The first thing we see about what is under dispute here is a thing called the "custom of Moses." This word custom is our word basically, ethos. You have heard about like a society, societal ethos or the ethos of a certain group or even an individual or a small group of individuals. And this word ethos means a custom or a tradition. In our own language, in our own usage, and this is consistent with the usage in Greek, ethos is the characteristic spirit, beliefs, and aspirations of a community, a culture, or an era. We can further define it that ethos is a code word for the laws, rituals, and traditions of a particular society or a particular people.
And so here in chapter 15, verse 1, by them saying the custom of Moses, what they are actually using is a code phrase for the laws, rituals, and traditions of Judaism. Not God's, not the Torah, not the Bible, not Scripture, but this is a code phrase for the laws, rituals, and traditions of their religion, Judaism.

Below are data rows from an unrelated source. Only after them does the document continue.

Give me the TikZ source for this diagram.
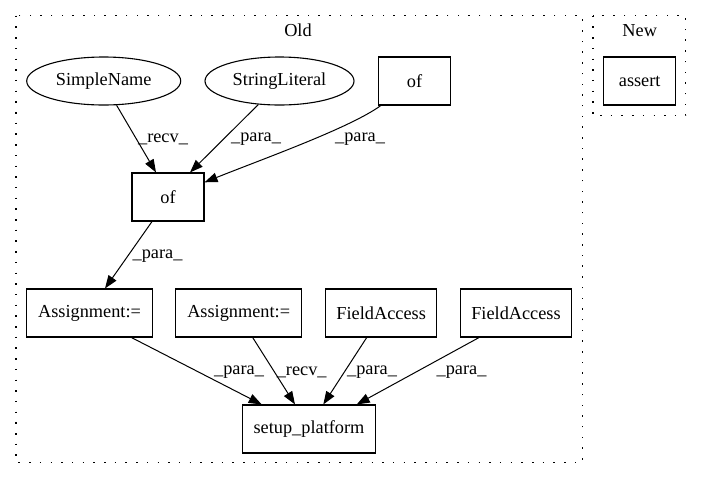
\documentclass[tikz,border=0pt]{standalone}
\usepackage{fontspec}
\setmainfont{Liberation Serif}
\usetikzlibrary{arrows.meta,calc,shapes.geometric}
\begin{document}
\begin{tikzpicture}[x=1pt,y=-1pt,
  every node/.style={font=\fontsize{18.3}{20}\selectfont},
  box/.style={draw,line width=1.1pt,rectangle,inner sep=0pt,minimum height=48pt},
  oval/.style={draw,line width=1.1pt,ellipse,inner sep=0pt,minimum height=48pt},
  cluster/.style={draw,line width=1.3pt,dash pattern=on 1.5pt off 9.2pt},
  edge/.style={line width=1pt,-{Triangle[length=13pt,width=9.5pt]}},
  lbl/.style={inner sep=0pt}]
\useasboundingbox (0,0) rectangle (703,480);
\draw[cluster] (16,15.7) rectangle (582.3,462.7);
\draw[cluster] (593,15.7) rectangle (685.7,115.7);
\node (old) at (298,30) {Old};
\node (new) at (639.7,30.7) {New};
\node[oval,minimum width=154pt] (sn) at (103.7,81) {SimpleName};
\node[oval,minimum width=149pt] (sl) at (279.5,81) {StringLiteral};
\node[box,minimum width=72pt] (ofA) at (414.5,81) {of};
\node[box,minimum width=72pt] (ofB) at (168,197) {of};
\node[box,minimum width=72pt] (as) at (639.7,81) {assert};
\node[box,minimum width=125.7pt] (as1) at (89.5,313) {Assignment:=};
\node[box,minimum width=126pt] (as2) at (238.7,313) {Assignment:=};
\node[box,minimum width=111pt] (fa1) at (381.2,313) {FieldAccess};
\node[box,minimum width=110.7pt] (fa2) at (516,313) {FieldAccess};
\node[box,minimum width=132.7pt] (sp) at (309,429) {setup\_platform};
\draw[edge] (sn.-62) -- ($(ofB.north)+(-12,0)$);
\draw[edge] (sl.-132) -- ($(ofB.north)+(22,0)$);
\draw[edge] (ofA) .. controls (350,128) and (260,160) .. (ofB);
\draw[edge] ($(ofB.south)+(-16,0)$) -- ($(as1.north)+(15.5,0)$);
\draw[edge] ($(as1.south)+(42,0)$) -- ($(sp.north)+(-47.3,0)$);
\draw[edge] ($(as2.south)+(14,0)$) -- ($(sp.north)+(-14,0)$);
\draw[edge] ($(fa1.south)+(-14.5,0)$) -- ($(sp.north)+(14.3,0)$);
\draw[edge] ($(fa2.south)+(-37,0)$) -- ($(sp.north)+(47.7,0)$);
\node[lbl] (l1) at (163,139) {\_recv\_};
\node[lbl] (l2) at (256,139) {\_para\_};
\node[lbl] (l3) at (360,139) {\_para\_};
\node[lbl] (l4) at (157.5,256) {\_para\_};
\node[lbl] (l5) at (239,372) {\_para\_};
\node[lbl] (l6) at (301.7,372) {\_recv\_};
\node[lbl] (l7) at (372,372) {\_para\_};
\node[lbl] (l8) at (461.5,372) {\_para\_};
\end{tikzpicture}
\end{document}
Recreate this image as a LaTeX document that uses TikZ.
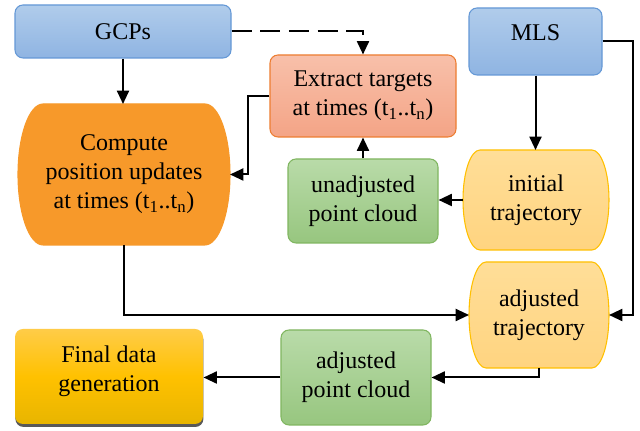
\documentclass[tikz,border=0pt]{standalone}
\usepackage{fontspec}
\setmainfont{Liberation Serif}
\usetikzlibrary{arrows.meta,positioning,calc,backgrounds,shadows}
\definecolor{gcpblue}{RGB}{176,204,235}
\definecolor{gcpbluedark}{RGB}{143,180,226}
\definecolor{gcpborder}{RGB}{100,152,214}
\definecolor{targetlight}{RGB}{248,192,170}
\definecolor{targetdark}{RGB}{244,164,134}
\definecolor{targetborder}{RGB}{237,125,49}
\definecolor{cloudlight}{RGB}{185,219,169}
\definecolor{clouddark}{RGB}{151,198,127}
\definecolor{cloudborder}{RGB}{128,182,96}
\definecolor{trajlight}{RGB}{255,222,152}
\definecolor{trajfill}{RGB}{255,212,128}
\definecolor{trajborder}{RGB}{255,192,0}
\definecolor{computeorange}{RGB}{247,153,42}
\definecolor{finallight}{RGB}{255,204,72}
\definecolor{finalmid}{RGB}{255,193,0}
\definecolor{finaldark}{RGB}{232,181,0}
\tikzset{
    flowbase/.style={
        rectangle,
        rounded corners=6pt,
        line width=0.8pt,
        align=center,
        font=\fontsize{18}{21.75}\selectfont
    },
    inputnode/.style={flowbase, top color=gcpblue, bottom color=gcpbluedark, draw=gcpborder},
    targetnode/.style={flowbase, top color=targetlight, bottom color=targetdark, draw=targetborder},
    cloudnode/.style={flowbase, top color=cloudlight, bottom color=clouddark, draw=cloudborder},
    finalnode/.style={flowbase, top color=finallight, bottom color=finaldark, middle color=finalmid,
        drop shadow={shadow xshift=0.3pt, shadow yshift=-2.2pt, fill=black!65, opacity=1}},
    bulgenode/.style={rectangle, outer sep=0pt, align=center, font=\fontsize{18}{21.75}\selectfont},
    line/.style={-{Triangle[length=10pt,width=9pt]}, line width=1.5pt, draw=black},
    dashline/.style={line, dash pattern=on 15pt off 6.5pt},
}
% box with flat top and bottom and bowed sides, drawn behind a node
\newcommand{\bulgeshape}[3]{%
    \begin{pgfonlayer}{background}
        \path[#3] let \p1=(#1.north west), \p2=(#1.south east), \n1={(\y1-\y2)/2} in
            (\x1+#2,\y1) -- (\x2-#2,\y1)
            arc[start angle=90, end angle=-90, x radius=#2, y radius=\n1]
            -- (\x1+#2,\y2)
            arc[start angle=270, end angle=90, x radius=#2, y radius=\n1] -- cycle;
    \end{pgfonlayer}
}

\begin{document}
\begin{tikzpicture}[x=0.75pt, y=0.75pt]
    \begin{pgfonlayer}{background}
        \fill[white] (0,0) rectangle (640,431);
    \end{pgfonlayer}
    \useasboundingbox (0,0) rectangle (640,431);

    \node[inputnode, minimum width=162pt, minimum height=39.75pt] (gcps) at (123,399.5) {GCPs};
    \node[inputnode, minimum width=99.75pt, minimum height=50.25pt, text height=12pt, text depth=13pt] (mls) at (535.5,389.5) {MLS};
    \node[targetnode, minimum width=139.5pt, minimum height=61.5pt] (extract) at (363,335) {Extract targets\\at times (t\textsubscript{1}..t\textsubscript{n})};
    \node[bulgenode, minimum width=159pt, minimum height=105.75pt] (compute) at (124,256.5) {Compute\\position updates\\at times (t\textsubscript{1}..t\textsubscript{n})};
    \node[cloudnode, minimum width=112.5pt, minimum height=63pt] (unadjusted) at (363,230) {unadjusted\\point cloud};
    \node[bulgenode, minimum width=109.5pt, minimum height=75pt] (initial) at (536,231) {initial\\trajectory};
    \node[bulgenode, minimum width=105pt, minimum height=79.5pt] (adjtraj) at (539,116) {adjusted\\trajectory};
    \node[cloudnode, minimum width=112.5pt, minimum height=71.25pt] (adjcloud) at (356,53.5) {adjusted\\point cloud};
    \node[finalnode, minimum width=141pt, minimum height=71.25pt, text height=34pt, text depth=12pt] (final) at (109,54.5) {Final data\\generation};

    \bulgeshape{compute}{18.75pt}{fill=computeorange, draw=computeorange, line width=0.8pt}
    \bulgeshape{initial}{12.75pt}{top color=trajlight, bottom color=trajfill, draw=trajborder, line width=0.8pt}
    \bulgeshape{adjtraj}{12.75pt}{top color=trajlight, bottom color=trajfill, draw=trajborder, line width=0.8pt}

    \draw[line] (gcps.south) -- (gcps.south |- compute.north);
    \draw[dashline] (gcps.east) -| (extract.north);
    \draw[line] (extract.west) -- ++(-21,0) |- (compute.east);
    \draw[line] (unadjusted.north) -- (extract.south);
    \draw[line] (mls.south) -- (mls.south |- initial.north);
    \draw[line] (initial.west) -- (initial.west -| unadjusted.east);
    \draw[line] (mls.east) -- ++(30,0) |- (adjtraj.east);
    \draw[line] (compute.south) |- (adjtraj.west);
    \draw[line] (adjtraj.south) |- (adjcloud.east);
    \draw[line] (adjcloud.west) -- (adjcloud.west -| final.east);
\end{tikzpicture}
\end{document}
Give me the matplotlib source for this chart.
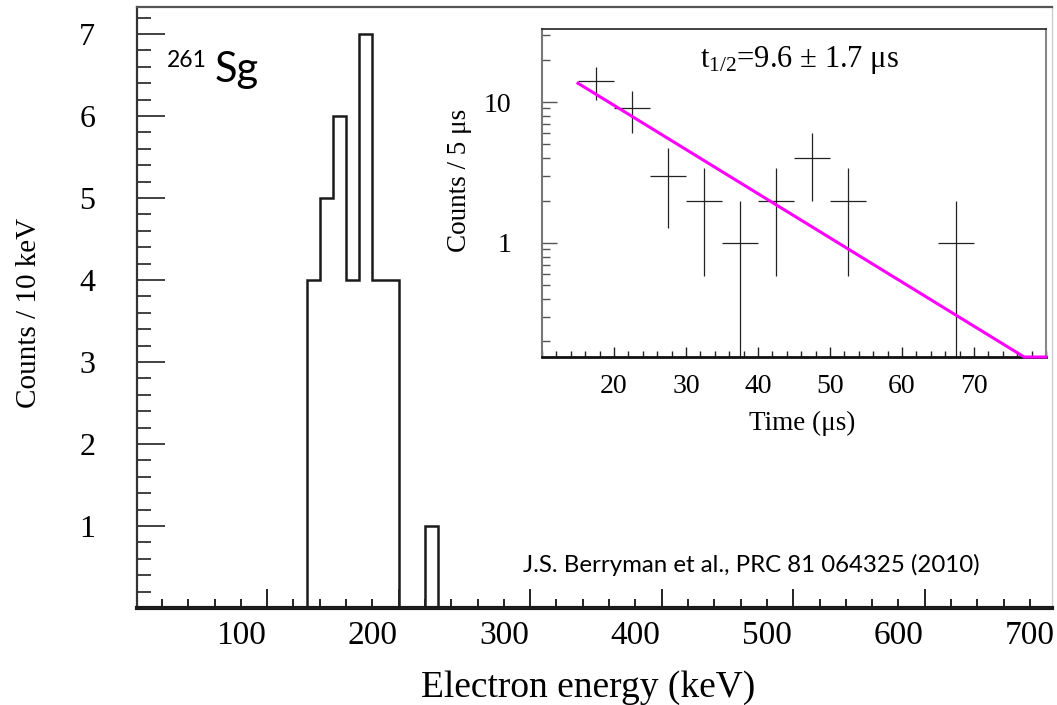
import numpy as np
import matplotlib
matplotlib.use("Agg")
import matplotlib.pyplot as plt
from matplotlib.ticker import MultipleLocator, LogLocator, NullFormatter

plt.rcParams['font.family'] = ['Liberation Serif', 'DejaVu Serif']
plt.rcParams['mathtext.fontset'] = 'custom'
plt.rcParams['mathtext.rm'] = 'Liberation Serif'
plt.rcParams['mathtext.it'] = 'Liberation Serif:italic'

# ---- main histogram data (electron energy, 10 keV bins) ----
energy_edges = [150, 160, 170, 180, 190, 200, 210, 220, 230, 240, 250]
energy_counts = [4, 5, 6, 4, 7, 4, 4, 0, 0, 1]
energy_tick_labels = [100, 200, 300, 400, 500, 600, 700]
count_ticks = [1, 2, 3, 4, 5, 6, 7]

# ---- inset decay-time data (5 us bins) ----
time_centers = [17.5, 22.5, 27.5, 32.5, 37.5, 42.5, 47.5, 52.5, 67.5]
time_counts = [14, 9, 3, 2, 1, 2, 4, 2, 1]
time_ticks = [20, 30, 40, 50, 60, 70]
fit_n0 = 13.6       # fit value at t = 15 us
fit_t0 = 15.0
fit_thalf = 9.6     # us
fit_tmax = 80.0

fig = plt.figure(figsize=(10.57, 7.05), dpi=100)

# ---------------- main axes ----------------
ax = fig.add_axes([137/1057, 1-608/705, (1052-137)/1057, (608-7)/705])
ax.stairs(energy_counts, energy_edges, color='#1a1a1a', lw=1.8, baseline=0)
ax.set_xlim(21, 716.8)
ax.set_ylim(0, 7.33)

ax.xaxis.set_major_locator(MultipleLocator(100, offset=20))
ax.xaxis.set_minor_locator(MultipleLocator(20))
ax.tick_params(axis='x', which='major', direction='in', length=13.5, width=1.4,
               labelbottom=False, color='#222')
ax.tick_params(axis='x', which='minor', direction='in', length=6.5, width=1.4, color='#222')

ax.yaxis.set_major_locator(MultipleLocator(1))
ax.yaxis.set_minor_locator(MultipleLocator(0.2))
ax.set_yticks(count_ticks)
ax.tick_params(axis='y', which='major', direction='in', length=20, width=1.3,
               labelsize=23, pad=30, color='#333')
ax.tick_params(axis='y', which='minor', direction='in', length=10, width=1.3, color='#333')

ax.spines['bottom'].set_linewidth(3)
ax.spines['bottom'].set_color('#1a1a1a')
ax.spines['left'].set_linewidth(1.6)
ax.spines['left'].set_color('#333')
ax.spines['top'].set_linewidth(1.6)
ax.spines['top'].set_color('#555')
ax.spines['right'].set_linewidth(1.0)
ax.spines['right'].set_color('#cccccc')

sec = ax.secondary_xaxis('bottom')
sec.set_xticks(energy_tick_labels)
sec.tick_params(axis='x', length=0, pad=9, labelsize=24)
sec.spines['bottom'].set_visible(False)

ax.set_xlabel('Electron energy (keV)', fontsize=27)
ax.xaxis.set_label_coords(0.493, -0.103)

ax.set_ylabel('Counts / 10 keV', fontsize=21)
ax.yaxis.set_label_coords(-0.104, 0.491)

ax.text(0.033, 0.928, '261', transform=ax.transAxes, ha='left', va='top',
        fontsize=16.5, family='Lato')
ax.text(0.0852, 0.875, 'Sg', transform=ax.transAxes, ha='left', va='baseline',
        fontsize=30, family='Lato')
ax.text(0.422, 0.0715, 'J.S. Berryman et al., PRC 81 064325 (2010)',
        transform=ax.transAxes, ha='left', va='center', fontsize=17.3, family='Lato')

# ---------------- inset axes ----------------
ins = fig.add_axes([542/1057, 1-357/705, (1046-542)/1057, (357-29)/705])
ins.set_facecolor('white')
ins.set_yscale('log')
ins.set_xlim(10, 80)
ins.set_ylim(0.155, 33)

tc = np.array(time_centers, dtype=float)
cnt = np.array(time_counts, dtype=float)
err = np.sqrt(cnt)
ins.errorbar(tc, cnt, yerr=err, xerr=2.5, fmt='none', ecolor='#222', elinewidth=0.9,
             capsize=0)

t = np.linspace(fit_t0, fit_tmax, 300)
fit = fit_n0 * 2.0 ** (-(t - fit_t0) / fit_thalf)
fit = np.maximum(fit, ins.get_ylim()[0])
ins.plot(t, fit, color='#ff00ff', lw=2.2, clip_on=False, zorder=5)

ins.set_xticks(time_ticks)
ins.xaxis.set_minor_locator(MultipleLocator(2))
ins.tick_params(axis='x', which='major', direction='in', length=7.5, width=1.0,
                labelsize=20, pad=12, color='#222')
ins.tick_params(axis='x', which='minor', direction='in', length=4, width=1.0, color='#222')
ins.yaxis.set_major_locator(LogLocator(base=10, numticks=10))
ins.yaxis.set_minor_locator(LogLocator(base=10, subs=np.arange(2, 10), numticks=20))
ins.yaxis.set_minor_formatter(NullFormatter())
ins.set_yticks([1, 10])
ins.set_yticklabels(['1', '10'])
ins.tick_params(axis='y', which='major', direction='in', length=11, width=1.0,
                labelsize=20, pad=22, color='#555')
ins.tick_params(axis='y', which='minor', direction='in', length=6, width=1.0, color='#555')

ins.spines['bottom'].set_linewidth(2)
ins.spines['bottom'].set_color('#111')
ins.spines['left'].set_linewidth(1.5)
ins.spines['left'].set_color('#777')
ins.spines['right'].set_linewidth(1.5)
ins.spines['right'].set_color('#888')
ins.spines['top'].set_linewidth(1.2)
ins.spines['top'].set_color('#222')

ins.set_xlabel('Time (μs)', fontsize=19.5)
ins.xaxis.set_label_coords(0.516, -0.163)
ins.set_ylabel('Counts / 5 μs', fontsize=19.5)
ins.yaxis.set_label_coords(-0.138, 0.537)
ins.text(0.51, 0.905, 't$_{1/2}$=9.6 ± 1.7 μs', transform=ins.transAxes,
         ha='center', va='center', fontsize=22)

fig.savefig('out.png', dpi=100)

In large part this refers to what became Jewish halaka. The whole body of Jewish teaching, legislation, and practices that proceeded from—listen to this—interpretation and reinterpretation of the Bible's laws; it is distinguished from God's written Word as the oral law or sometimes it is referred to as the traditions of the elders. Specifically, it implies all the nitpicky rules and regulations that had accumulated in the Jewish religion over the centuries since they had returned from Babylon. And those things had become customary—custom-ary—traditional for Jews to observe as part of their religious culture.